Павла Садырина часто называют коренным зенитовцем, и не зря. С тех давних пор, когда он навсегда связал свою судьбу с Ленинградом, Садырин практически не расставался с командой. Двенадцать сезонов выходил он на поле, радуя зрителей умной, техничной и яркой игрой. Недаром поэтому считался штатным пенальтистом и мастером исполнения штрафных ударов. Несколько сезонов капитанствовал.
Закончив выступать, по путевке «Зенита» обучался в Высшей школе тренеров, где сидел за одной партой с будущим наставником сборной СССР Эдуардом Малофеевым. А после окончания вернулся в родной коллектив, стал работать с дублерами. Ясно, что и в «бронзовый» сезон он внес свой вклад.
Это не запоздалый реверанс в адрес нынешнего руководителя, прежде скромно державшегося в тени. Да, Садырин скромен, сдержан. Он не из тех тренеров, что всегда на виду, на первом плане, он скорее из ряда тренеров-«работяг», таких при случае похваливают, но далеко не выдвигают, может, поэтому его назначение некоторые восприняли как неожиданность. Да, он еще не имел тренерского имени, а работа с дублерами здесь в счет обычно не идет. Но именно зенитовские дублеры, завоевавшие в восемьдесят первом третий приз в своем турнире, влились вскоре в основной состав. И удачный подбор тут еще полдела, он даже может ровным счетом ничего не значить, если у человека, работающего с мальчишками, которые еще очень туманно представляют свое будущее, нет четкой программы и системы в занятиях. У Садырина такая программа была.
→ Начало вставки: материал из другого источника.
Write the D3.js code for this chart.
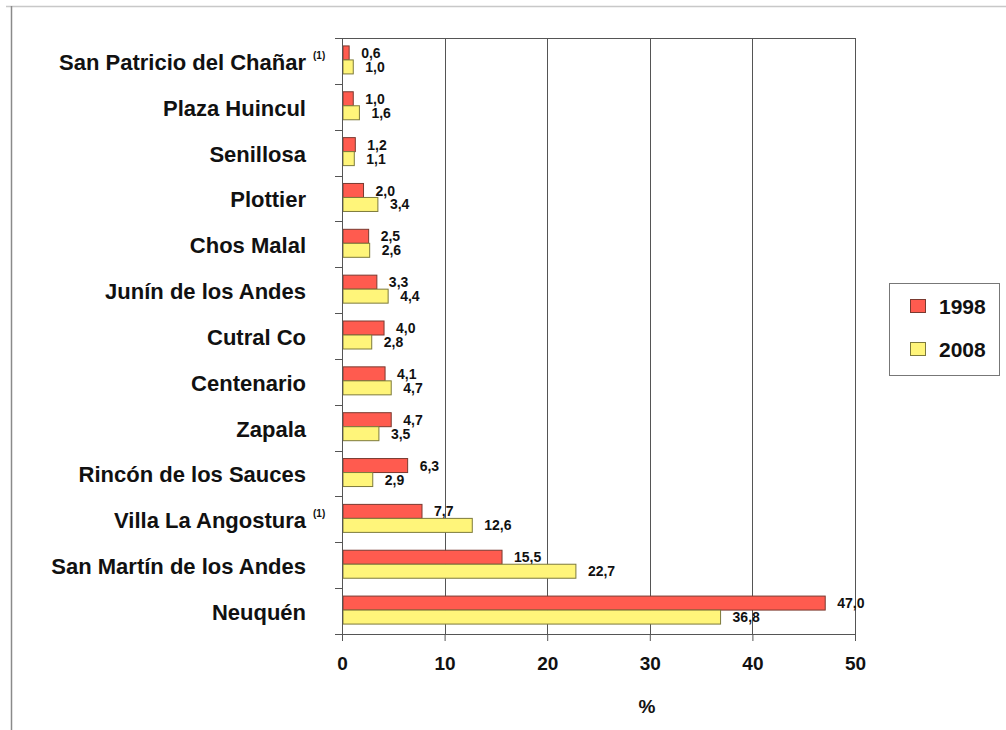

Он собирал и формировал ее годами – в бытность еще игроком, потом слушателем тренерской школы и, наконец, в период работы с резервным составом. Такая простая на вид «дистанция», только какими мерами ее можно измерить?
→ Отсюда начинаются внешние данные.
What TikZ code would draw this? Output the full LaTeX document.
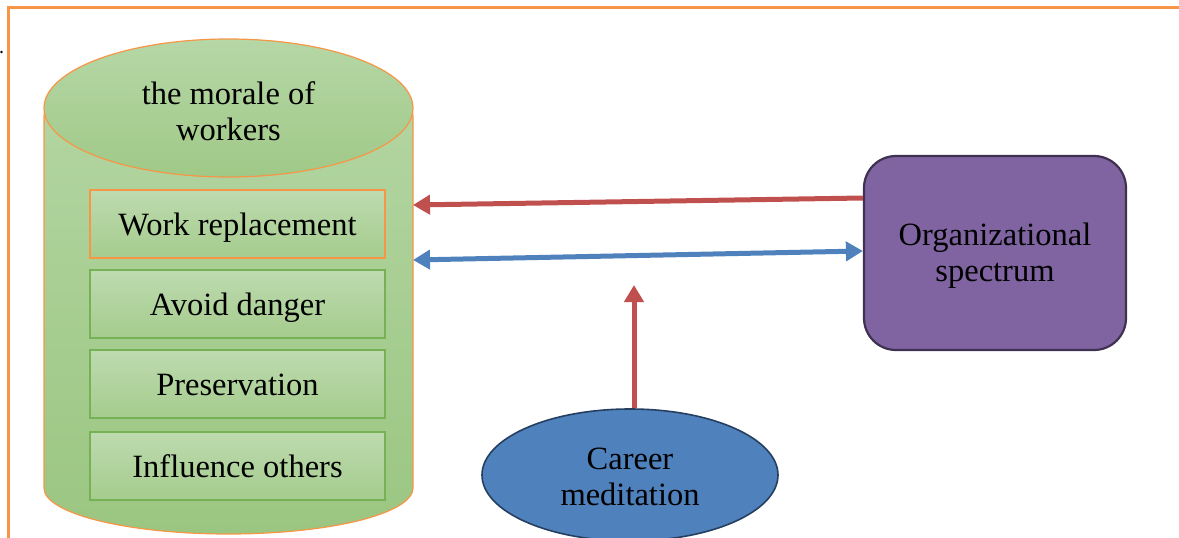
\documentclass[tikz,border=0pt]{standalone}
\usepackage{fontspec}
\setmainfont{Liberation Serif}
\usetikzlibrary{arrows.meta,shapes.geometric,calc}
\definecolor{frameorange}{HTML}{F79646}
\definecolor{greenlight}{HTML}{B6D7A6}
\definecolor{greendark}{HTML}{9BC681}
\definecolor{boxgreen}{HTML}{77B155}
\definecolor{arrowred}{HTML}{C0504D}
\definecolor{arrowblue}{HTML}{4F81BD}
\definecolor{purplefill}{HTML}{8064A2}
\definecolor{purpleline}{HTML}{3F3151}
\definecolor{bluefill}{HTML}{4F81BD}
\definecolor{blueline}{HTML}{243F60}
\tikzset{
  txt/.style={font=\fontsize{32.5}{36}\selectfont, text=black, align=center},
  cylbody/.style={draw=frameorange, line width=1.2pt, top color=greenlight, bottom color=greendark},
  innerbox/.style={txt, draw=boxgreen, line width=1.2pt, top color=greenlight!90!white, bottom color=greendark!90!white,
    minimum width=295pt, minimum height=68pt, inner sep=0pt, text depth=0pt, text height=22pt},
  bigarrow/.style={line width=5pt, -{Triangle[length=17pt,width=19pt]}},
}
\begin{document}
\begin{tikzpicture}[x=1pt,y=-1pt]
\useasboundingbox (0,0) rectangle (1179,538);
% frame
\draw[frameorange, line width=2.6pt] (8.5,538) -- (8.5,7.5) -- (1179,7.5);
\fill[black] (1.5,52) circle (1.3pt);
% cylinder body
\path[cylbody] (44,117) -- (44,488)
  arc[start angle=180, end angle=360, x radius=184.5pt, y radius=46pt]
  -- (413,117)
  arc[start angle=0, end angle=180, x radius=184.5pt, y radius=69pt] -- cycle;
% top ellipse
\node[ellipse, draw=frameorange, line width=1.2pt, top color=greenlight, bottom color=greendark!95!white,
  minimum width=369pt, minimum height=138pt, inner sep=0pt, txt] (morale) at (228.5,108) {};
\node[txt] (moraletext) at (228.5,111) {the morale of\\workers};
% inner boxes
\node[innerbox, draw=frameorange] (work) at (237.5,224) {Work replacement};
\node[innerbox] (avoid) at (237.5,304) {Avoid danger};
\node[innerbox] (pres) at (237.5,384) {Preservation};
\node[innerbox] (infl) at (237.5,466) {Influence others};
% organizational spectrum
\node[draw=purpleline, line width=2.2pt, fill=purplefill, rounded corners=32pt,
  minimum width=262pt, minimum height=194pt] (org) at (995,253) {};
\node[txt] (orgtext) at (995,256) {Organizational\\spectrum};
% career meditation
\node[ellipse, draw=blueline, line width=1.6pt, fill=bluefill, minimum width=296pt, minimum height=132pt,
  inner sep=0pt] (career) at (630,475) {};
\node[txt] (careertext) at (630,477) {Career\\meditation};
% connector end points
\coordinate (redS) at ($(org.west)+(0,-55)$);
\coordinate (redE) at (413,205);
\coordinate (blueL) at (413,260);
\coordinate (blueR) at ($(org.west)+(0,-2)$);
\coordinate (upS) at ($(career.north)+(4,0)$);
\coordinate (upE) at (634,285);
% arrows
\draw[bigarrow, arrowred] (redS) -- (redE);
\draw[bigarrow, arrowblue, {Triangle[length=17pt,width=19pt]}-{Triangle[length=17pt,width=19pt]}] (blueL) -- (blueR);
\draw[bigarrow, arrowred] (upS) -- (upE);
\end{tikzpicture}
\end{document}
И вот, приняв команду, недавно впервые узнавшую радость восхождения на пьедестал, а потом сразу откатившуюся вниз, он с кажущейся легкостью заставил ее снова взбираться вверх по таким крутым турнирным ступеням.
О чемпионах обычно писать нетрудно – эффект победы, особенно недавней, сам по себе придает портрету команды законченность, а привычные звучные эпитеты служат удобным обрамлением для такого изображения. Поэтому многие детали, не соответствующие праздничному шаблону, отбрасываются, какие-то факты просто забываются, и сами чемпионы и их тренеры предстают иногда в образе этаких сверхгероев, победа которых была чуть ли не запрограммированной. Такое возможно разве только для суперклубов, которые есть у нас в ряде видов спорта, но и их победы воспринимаются гораздо менее эмоционально, чем успех команды обыкновенной.